Location
- 40 Wilson Avenue Simcoe, Ontario, N3Y 2E5 Canada 42°50′28″N 80°18′14″W﻿ / ﻿42.841147°N 80.303949°W

Information
- School type: Public high school
- Motto: Non sibi sed patriae and The key to SuCceSs is SCS (Not to them but fatherland)
- Established: 1893
- School board: Grand Erie District School Board (formerly Norfolk Board of Education)
- Principal: Jennifer Ippolito
- Grades: 9–12 (formerly 9-13)
- Enrollment: 890 (2012-2013)
- Language: English
- Colours: Blue and white
- Mascot: Sabre
- Team name: Sabres
- Website: www.granderie.ca/schools/scs/

= Simcoe Composite School =

Simcoe Composite School is a high school in Simcoe, Ontario, Canada.

More than 800 students attend this rural secondary school and courses range from English, French, Art, Music, and Mathematics to Computer Sciences, Business, Athletics, Cosmetology, Tech, World History, Civics, and Drama class.

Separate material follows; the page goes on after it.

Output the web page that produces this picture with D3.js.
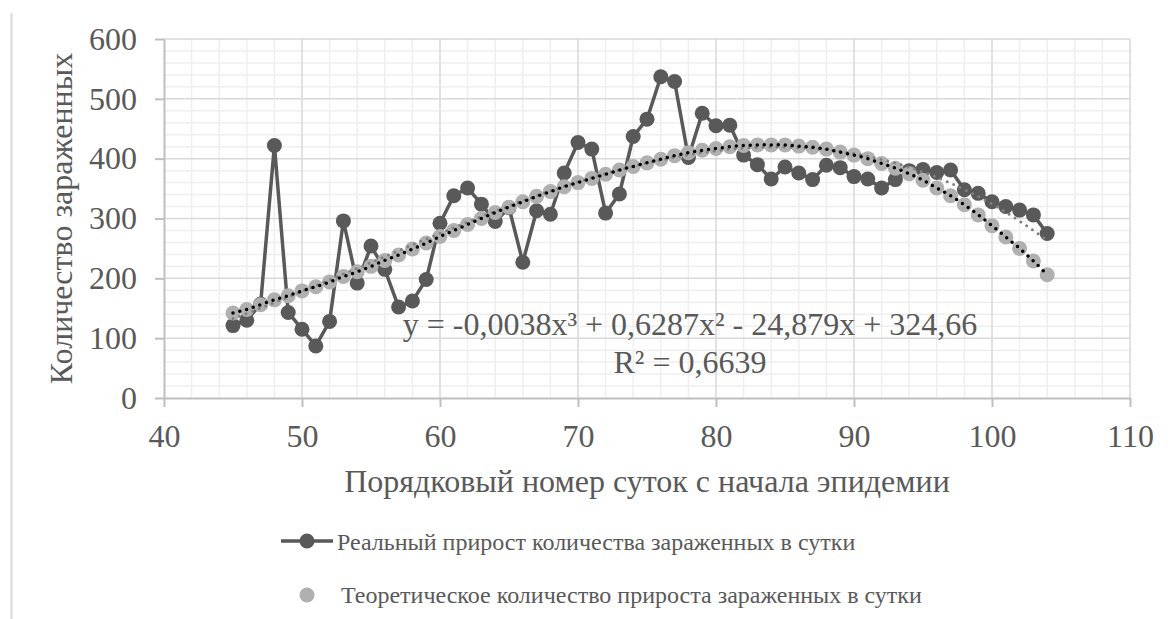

Megan Timpf, a representative for the 2008 Canadian softball team at the Olympic Games in Beijing attended this high school.

Other notable alumni include the late saxophonist Margo Davidson, one of the founding members of The Parachute Club, which achieved international success in the 1980s, and Rick Danko, the bassist of The Band. Rob Blake, the former captain of the Los Angeles Kings of the NHL and Olympic Gold Medal winner for men's ice hockey, also attended Simcoe Composite School starting in 1983 and ending around 1987. Dr. Robert Gardner emigrated to this school from Glasgow, Scotland and graduated as a member of the Class of 1956.